Exercise description :: Leave out the pictures, and return only the lines running from the one that contains "Clone this chart in Apache ECharts." to the one that contains "const xMinorTicks = [-3, -1, 1, 3];", both included, exactly as they appear.
_ _ _ _ _
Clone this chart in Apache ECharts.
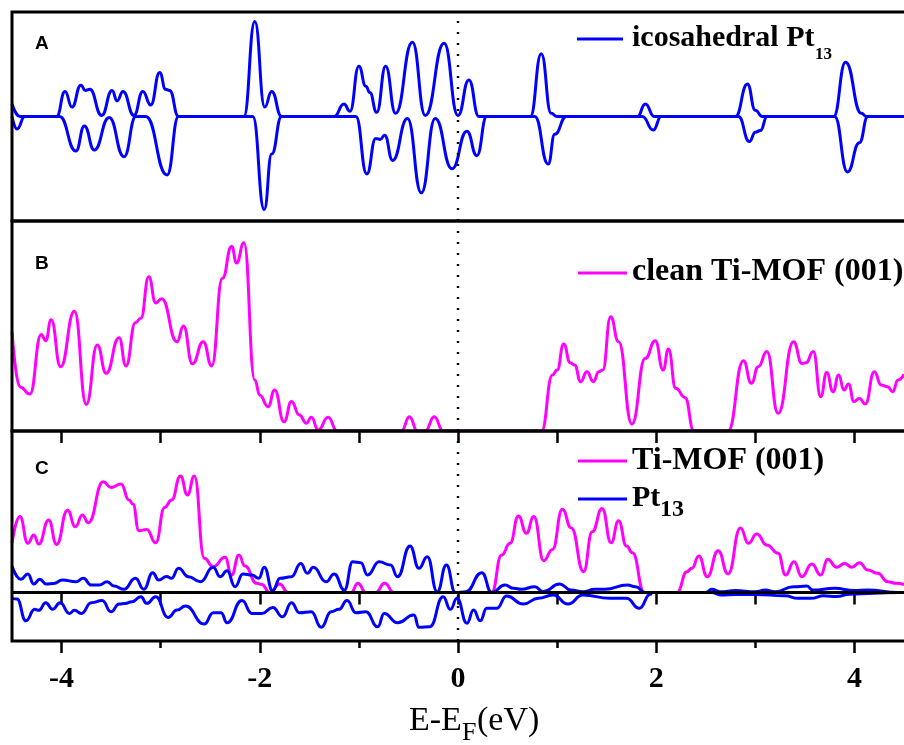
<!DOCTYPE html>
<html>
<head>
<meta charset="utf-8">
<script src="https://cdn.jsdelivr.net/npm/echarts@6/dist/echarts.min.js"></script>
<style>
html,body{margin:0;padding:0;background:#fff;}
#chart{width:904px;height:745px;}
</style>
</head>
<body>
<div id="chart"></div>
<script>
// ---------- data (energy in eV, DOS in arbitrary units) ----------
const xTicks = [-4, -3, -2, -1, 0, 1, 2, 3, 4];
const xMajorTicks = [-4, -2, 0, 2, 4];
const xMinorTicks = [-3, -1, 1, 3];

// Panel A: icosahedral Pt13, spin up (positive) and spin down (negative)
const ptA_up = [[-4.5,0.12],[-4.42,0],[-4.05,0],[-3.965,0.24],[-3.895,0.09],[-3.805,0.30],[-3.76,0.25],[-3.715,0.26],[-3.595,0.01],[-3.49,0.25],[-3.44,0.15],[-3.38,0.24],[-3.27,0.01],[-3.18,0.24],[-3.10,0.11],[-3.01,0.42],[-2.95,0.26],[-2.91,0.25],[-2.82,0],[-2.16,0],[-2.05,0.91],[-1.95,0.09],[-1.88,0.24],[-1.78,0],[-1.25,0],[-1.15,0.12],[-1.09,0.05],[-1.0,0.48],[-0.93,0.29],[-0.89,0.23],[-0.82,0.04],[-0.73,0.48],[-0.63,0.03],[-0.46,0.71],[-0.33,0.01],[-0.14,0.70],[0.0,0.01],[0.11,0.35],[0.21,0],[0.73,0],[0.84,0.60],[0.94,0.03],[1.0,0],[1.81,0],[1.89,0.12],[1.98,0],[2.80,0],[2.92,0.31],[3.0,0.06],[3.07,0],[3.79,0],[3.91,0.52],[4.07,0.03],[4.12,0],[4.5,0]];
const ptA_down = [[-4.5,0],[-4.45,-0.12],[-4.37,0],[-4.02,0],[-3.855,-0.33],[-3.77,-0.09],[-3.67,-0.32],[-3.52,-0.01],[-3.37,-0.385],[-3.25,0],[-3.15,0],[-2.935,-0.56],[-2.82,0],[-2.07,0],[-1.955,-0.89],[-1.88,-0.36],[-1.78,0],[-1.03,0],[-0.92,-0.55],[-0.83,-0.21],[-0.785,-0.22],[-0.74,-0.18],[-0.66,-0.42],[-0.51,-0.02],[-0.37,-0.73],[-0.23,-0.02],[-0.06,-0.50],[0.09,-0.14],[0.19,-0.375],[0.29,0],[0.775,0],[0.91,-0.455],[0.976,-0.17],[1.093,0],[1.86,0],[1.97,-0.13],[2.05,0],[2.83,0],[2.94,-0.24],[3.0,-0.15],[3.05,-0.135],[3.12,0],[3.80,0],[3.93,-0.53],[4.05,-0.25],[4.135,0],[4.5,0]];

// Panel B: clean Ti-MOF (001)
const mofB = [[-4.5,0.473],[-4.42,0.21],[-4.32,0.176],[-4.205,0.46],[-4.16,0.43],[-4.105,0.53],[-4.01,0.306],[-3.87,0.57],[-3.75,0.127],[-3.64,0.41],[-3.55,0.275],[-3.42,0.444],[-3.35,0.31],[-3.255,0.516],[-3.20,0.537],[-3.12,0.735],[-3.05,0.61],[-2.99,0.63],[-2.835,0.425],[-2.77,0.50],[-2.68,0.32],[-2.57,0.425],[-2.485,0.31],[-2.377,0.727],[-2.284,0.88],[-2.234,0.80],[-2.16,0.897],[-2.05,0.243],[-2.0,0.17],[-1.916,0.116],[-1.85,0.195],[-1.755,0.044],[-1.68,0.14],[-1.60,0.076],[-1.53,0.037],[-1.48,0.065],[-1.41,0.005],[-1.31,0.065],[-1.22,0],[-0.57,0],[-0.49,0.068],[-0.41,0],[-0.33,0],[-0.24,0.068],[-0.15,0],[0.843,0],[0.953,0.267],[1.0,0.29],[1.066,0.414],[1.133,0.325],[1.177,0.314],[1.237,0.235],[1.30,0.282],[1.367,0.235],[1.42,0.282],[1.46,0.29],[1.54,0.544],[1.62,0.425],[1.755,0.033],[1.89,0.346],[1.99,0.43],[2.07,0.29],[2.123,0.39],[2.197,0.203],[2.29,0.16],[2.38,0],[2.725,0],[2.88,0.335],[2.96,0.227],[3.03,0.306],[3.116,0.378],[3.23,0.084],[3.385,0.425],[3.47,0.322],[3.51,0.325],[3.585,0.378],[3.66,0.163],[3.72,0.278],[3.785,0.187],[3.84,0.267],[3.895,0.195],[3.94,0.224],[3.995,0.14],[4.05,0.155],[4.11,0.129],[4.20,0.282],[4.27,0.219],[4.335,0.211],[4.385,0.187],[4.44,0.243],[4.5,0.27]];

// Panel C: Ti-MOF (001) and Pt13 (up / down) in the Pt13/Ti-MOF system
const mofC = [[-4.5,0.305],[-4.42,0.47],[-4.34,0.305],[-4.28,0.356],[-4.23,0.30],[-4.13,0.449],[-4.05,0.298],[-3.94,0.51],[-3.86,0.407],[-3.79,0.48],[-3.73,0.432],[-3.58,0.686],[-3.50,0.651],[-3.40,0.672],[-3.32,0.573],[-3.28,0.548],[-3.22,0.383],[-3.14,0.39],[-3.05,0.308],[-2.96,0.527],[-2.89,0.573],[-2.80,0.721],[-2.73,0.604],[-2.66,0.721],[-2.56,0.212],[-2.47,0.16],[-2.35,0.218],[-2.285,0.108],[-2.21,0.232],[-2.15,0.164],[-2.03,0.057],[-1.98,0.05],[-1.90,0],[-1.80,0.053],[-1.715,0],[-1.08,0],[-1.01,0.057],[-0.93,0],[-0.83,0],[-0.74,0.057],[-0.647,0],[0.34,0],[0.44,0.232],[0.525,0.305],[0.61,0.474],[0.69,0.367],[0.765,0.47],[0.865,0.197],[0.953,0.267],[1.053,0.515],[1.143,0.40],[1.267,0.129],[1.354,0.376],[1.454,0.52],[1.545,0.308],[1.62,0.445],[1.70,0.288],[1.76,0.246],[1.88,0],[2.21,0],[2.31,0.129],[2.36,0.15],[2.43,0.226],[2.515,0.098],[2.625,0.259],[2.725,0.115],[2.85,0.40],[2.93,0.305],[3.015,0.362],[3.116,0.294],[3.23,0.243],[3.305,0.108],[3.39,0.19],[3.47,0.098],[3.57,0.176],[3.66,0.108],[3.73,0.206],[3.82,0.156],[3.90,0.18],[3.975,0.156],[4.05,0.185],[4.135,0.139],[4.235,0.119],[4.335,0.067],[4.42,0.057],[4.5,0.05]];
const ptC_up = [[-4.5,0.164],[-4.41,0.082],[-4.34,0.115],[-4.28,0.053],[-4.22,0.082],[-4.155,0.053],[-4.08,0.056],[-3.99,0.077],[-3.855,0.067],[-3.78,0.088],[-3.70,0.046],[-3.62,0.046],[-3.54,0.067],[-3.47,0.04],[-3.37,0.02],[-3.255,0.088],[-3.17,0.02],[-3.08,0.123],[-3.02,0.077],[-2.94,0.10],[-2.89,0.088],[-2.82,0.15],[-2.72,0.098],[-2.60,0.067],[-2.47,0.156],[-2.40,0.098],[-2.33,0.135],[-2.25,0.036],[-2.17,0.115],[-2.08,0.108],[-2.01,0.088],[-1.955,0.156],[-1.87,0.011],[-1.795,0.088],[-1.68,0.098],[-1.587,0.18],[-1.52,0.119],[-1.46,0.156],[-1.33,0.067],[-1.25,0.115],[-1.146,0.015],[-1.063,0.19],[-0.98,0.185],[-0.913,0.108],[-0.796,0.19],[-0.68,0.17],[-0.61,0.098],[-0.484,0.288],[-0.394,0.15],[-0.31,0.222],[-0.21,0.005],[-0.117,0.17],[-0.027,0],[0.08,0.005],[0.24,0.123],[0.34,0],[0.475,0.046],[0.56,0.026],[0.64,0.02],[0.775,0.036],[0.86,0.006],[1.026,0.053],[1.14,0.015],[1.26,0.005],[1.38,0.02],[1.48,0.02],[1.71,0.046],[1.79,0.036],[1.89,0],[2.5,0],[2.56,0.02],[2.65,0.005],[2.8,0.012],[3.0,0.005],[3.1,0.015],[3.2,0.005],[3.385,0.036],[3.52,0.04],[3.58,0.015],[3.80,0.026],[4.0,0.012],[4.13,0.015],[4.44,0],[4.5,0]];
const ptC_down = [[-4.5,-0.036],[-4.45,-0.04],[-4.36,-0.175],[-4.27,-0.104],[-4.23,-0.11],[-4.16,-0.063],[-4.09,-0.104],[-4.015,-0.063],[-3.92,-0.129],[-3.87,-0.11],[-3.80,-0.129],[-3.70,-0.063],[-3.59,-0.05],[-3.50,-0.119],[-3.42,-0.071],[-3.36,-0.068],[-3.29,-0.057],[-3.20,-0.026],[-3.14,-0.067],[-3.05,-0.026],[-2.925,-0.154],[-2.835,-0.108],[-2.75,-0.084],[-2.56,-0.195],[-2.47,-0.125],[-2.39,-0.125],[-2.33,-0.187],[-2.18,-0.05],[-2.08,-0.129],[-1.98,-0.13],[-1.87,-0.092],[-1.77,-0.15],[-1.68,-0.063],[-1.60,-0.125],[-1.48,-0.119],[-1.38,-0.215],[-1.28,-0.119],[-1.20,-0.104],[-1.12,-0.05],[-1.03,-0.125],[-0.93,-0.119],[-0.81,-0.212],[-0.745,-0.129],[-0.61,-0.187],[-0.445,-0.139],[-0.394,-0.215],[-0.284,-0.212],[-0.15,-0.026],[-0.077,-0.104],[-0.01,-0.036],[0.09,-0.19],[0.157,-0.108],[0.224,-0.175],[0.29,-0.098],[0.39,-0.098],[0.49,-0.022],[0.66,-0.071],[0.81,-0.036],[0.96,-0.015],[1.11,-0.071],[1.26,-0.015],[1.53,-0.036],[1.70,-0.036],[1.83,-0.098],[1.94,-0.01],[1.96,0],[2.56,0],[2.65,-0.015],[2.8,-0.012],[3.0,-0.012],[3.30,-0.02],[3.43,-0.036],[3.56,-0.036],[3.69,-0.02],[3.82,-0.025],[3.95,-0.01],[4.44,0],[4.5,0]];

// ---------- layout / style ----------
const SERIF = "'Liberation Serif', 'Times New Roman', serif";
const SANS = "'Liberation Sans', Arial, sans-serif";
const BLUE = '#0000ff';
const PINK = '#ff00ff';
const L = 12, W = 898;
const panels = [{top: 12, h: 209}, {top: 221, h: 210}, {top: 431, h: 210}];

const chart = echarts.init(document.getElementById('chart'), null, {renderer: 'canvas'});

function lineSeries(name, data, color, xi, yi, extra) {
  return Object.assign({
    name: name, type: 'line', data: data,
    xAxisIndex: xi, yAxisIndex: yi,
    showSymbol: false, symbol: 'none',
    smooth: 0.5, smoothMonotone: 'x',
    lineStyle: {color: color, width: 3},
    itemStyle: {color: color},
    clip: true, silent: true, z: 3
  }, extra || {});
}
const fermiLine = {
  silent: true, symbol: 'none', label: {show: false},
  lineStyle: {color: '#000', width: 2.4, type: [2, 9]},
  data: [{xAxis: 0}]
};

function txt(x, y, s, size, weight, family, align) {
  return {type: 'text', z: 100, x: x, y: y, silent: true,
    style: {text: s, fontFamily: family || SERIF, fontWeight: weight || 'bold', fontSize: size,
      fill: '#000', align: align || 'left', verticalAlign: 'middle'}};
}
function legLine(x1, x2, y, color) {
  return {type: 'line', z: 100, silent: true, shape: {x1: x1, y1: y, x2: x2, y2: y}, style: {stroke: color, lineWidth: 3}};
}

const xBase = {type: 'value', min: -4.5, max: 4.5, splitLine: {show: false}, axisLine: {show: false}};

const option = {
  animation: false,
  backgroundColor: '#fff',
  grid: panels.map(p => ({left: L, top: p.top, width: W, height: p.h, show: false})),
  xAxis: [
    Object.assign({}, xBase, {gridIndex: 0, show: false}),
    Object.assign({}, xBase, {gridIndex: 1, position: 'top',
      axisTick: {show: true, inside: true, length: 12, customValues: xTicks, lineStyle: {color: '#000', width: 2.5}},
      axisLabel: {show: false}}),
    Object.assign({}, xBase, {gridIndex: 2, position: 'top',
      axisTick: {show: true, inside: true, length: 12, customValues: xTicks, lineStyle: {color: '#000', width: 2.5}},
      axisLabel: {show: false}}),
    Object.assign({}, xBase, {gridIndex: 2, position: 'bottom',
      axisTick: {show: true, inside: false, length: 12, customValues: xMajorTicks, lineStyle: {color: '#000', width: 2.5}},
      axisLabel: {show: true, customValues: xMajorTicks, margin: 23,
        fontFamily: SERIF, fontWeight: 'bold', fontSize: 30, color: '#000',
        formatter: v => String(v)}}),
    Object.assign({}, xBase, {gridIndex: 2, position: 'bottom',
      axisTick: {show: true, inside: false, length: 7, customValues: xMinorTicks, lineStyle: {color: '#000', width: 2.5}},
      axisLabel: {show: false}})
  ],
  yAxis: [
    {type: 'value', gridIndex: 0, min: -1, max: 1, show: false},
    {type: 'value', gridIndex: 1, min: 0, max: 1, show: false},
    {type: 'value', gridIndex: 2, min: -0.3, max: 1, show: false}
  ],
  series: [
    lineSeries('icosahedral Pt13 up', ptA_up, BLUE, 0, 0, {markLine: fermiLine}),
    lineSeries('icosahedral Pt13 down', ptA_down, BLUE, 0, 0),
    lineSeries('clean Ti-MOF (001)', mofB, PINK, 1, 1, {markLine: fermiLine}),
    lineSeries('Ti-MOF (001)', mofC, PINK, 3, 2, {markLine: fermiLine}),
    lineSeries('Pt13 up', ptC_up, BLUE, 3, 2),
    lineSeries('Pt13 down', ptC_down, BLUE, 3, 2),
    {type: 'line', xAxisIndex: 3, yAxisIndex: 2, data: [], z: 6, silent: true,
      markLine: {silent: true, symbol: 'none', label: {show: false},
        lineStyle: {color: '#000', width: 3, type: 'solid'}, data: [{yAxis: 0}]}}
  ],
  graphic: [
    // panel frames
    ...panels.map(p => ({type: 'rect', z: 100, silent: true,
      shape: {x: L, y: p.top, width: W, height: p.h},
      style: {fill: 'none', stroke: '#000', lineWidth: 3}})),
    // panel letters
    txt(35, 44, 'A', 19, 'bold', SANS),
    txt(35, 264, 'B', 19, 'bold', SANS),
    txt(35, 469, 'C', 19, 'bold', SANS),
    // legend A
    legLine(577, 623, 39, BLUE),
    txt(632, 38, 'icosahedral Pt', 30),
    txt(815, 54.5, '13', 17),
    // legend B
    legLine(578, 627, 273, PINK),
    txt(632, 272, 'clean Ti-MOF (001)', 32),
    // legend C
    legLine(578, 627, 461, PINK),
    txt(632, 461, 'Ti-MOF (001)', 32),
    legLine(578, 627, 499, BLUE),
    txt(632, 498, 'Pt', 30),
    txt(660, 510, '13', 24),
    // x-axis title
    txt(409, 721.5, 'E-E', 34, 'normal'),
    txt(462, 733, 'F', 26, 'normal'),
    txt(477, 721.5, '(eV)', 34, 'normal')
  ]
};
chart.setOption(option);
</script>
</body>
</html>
_ _ _ _ _
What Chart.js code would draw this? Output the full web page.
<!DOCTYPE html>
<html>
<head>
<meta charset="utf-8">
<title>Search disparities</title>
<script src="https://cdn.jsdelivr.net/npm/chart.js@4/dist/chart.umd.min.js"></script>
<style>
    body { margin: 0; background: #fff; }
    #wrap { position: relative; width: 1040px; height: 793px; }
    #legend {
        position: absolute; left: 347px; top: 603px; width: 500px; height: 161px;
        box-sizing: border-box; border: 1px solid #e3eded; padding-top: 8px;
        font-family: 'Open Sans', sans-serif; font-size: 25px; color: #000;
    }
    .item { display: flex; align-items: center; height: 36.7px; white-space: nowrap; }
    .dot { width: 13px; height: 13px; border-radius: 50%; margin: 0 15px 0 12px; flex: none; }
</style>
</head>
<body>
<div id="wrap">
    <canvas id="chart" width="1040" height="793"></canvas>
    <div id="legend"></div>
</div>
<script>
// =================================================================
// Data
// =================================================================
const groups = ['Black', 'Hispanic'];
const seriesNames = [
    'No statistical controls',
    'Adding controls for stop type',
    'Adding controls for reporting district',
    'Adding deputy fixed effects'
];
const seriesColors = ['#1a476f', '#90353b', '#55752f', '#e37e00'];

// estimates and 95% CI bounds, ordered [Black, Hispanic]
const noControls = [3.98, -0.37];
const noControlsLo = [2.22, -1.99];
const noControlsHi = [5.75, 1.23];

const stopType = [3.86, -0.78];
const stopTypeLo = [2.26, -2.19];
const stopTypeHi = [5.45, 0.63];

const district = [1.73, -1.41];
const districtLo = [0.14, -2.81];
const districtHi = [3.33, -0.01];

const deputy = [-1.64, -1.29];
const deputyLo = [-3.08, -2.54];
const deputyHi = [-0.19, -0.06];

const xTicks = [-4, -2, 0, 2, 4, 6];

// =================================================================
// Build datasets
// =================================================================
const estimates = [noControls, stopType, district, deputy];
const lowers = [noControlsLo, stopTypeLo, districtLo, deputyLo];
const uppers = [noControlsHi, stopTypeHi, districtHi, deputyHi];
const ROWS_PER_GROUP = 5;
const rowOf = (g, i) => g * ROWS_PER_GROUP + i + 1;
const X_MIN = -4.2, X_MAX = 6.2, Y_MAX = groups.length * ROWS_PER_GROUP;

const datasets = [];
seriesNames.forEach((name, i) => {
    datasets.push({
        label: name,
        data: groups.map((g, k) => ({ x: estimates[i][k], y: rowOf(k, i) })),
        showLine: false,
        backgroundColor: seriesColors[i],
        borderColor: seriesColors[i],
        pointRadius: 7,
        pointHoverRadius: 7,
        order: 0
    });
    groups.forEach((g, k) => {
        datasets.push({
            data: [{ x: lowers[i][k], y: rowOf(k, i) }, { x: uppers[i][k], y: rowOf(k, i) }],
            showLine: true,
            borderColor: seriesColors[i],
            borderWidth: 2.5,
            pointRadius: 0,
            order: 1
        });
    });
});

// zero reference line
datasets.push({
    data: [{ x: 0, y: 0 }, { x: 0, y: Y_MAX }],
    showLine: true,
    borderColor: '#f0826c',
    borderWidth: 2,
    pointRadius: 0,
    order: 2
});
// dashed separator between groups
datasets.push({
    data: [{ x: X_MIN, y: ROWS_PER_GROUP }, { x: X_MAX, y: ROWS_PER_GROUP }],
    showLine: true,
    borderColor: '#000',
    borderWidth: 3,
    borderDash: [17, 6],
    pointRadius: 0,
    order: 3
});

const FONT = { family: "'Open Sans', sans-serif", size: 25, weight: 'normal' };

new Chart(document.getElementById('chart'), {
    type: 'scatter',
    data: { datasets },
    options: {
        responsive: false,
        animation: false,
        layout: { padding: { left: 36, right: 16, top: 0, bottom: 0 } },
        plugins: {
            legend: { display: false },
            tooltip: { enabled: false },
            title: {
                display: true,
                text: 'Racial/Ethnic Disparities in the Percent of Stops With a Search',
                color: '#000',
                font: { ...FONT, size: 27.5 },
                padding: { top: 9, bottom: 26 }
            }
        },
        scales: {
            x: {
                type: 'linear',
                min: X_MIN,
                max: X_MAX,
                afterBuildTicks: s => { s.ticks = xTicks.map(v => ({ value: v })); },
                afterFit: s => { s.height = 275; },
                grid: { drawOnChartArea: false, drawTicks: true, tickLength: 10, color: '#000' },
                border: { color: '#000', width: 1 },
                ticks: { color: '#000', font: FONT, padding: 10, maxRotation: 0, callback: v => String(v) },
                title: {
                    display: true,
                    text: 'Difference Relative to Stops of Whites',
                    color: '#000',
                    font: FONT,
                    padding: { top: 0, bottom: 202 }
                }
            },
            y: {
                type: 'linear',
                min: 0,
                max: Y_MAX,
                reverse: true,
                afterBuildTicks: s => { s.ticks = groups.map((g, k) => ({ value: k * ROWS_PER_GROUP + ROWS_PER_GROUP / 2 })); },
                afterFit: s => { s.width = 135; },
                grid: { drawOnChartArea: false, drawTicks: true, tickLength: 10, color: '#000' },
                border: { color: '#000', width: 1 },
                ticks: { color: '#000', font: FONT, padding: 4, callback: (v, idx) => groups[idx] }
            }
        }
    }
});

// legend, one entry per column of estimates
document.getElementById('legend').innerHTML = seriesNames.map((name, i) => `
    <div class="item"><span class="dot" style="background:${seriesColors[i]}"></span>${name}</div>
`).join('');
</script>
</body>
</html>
_ _ _ _ _
Task solution ::
Clone this chart in Apache ECharts.
<!DOCTYPE html>
<html>
<head>
<meta charset="utf-8">
<script src="https://cdn.jsdelivr.net/npm/echarts@6/dist/echarts.min.js"></script>
<style>
html,body{margin:0;padding:0;background:#fff;}
#chart{width:904px;height:745px;}
</style>
</head>
<body>
<div id="chart"></div>
<script>
// ---------- data (energy in eV, DOS in arbitrary units) ----------
const xTicks = [-4, -3, -2, -1, 0, 1, 2, 3, 4];
const xMajorTicks = [-4, -2, 0, 2, 4];
const xMinorTicks = [-3, -1, 1, 3];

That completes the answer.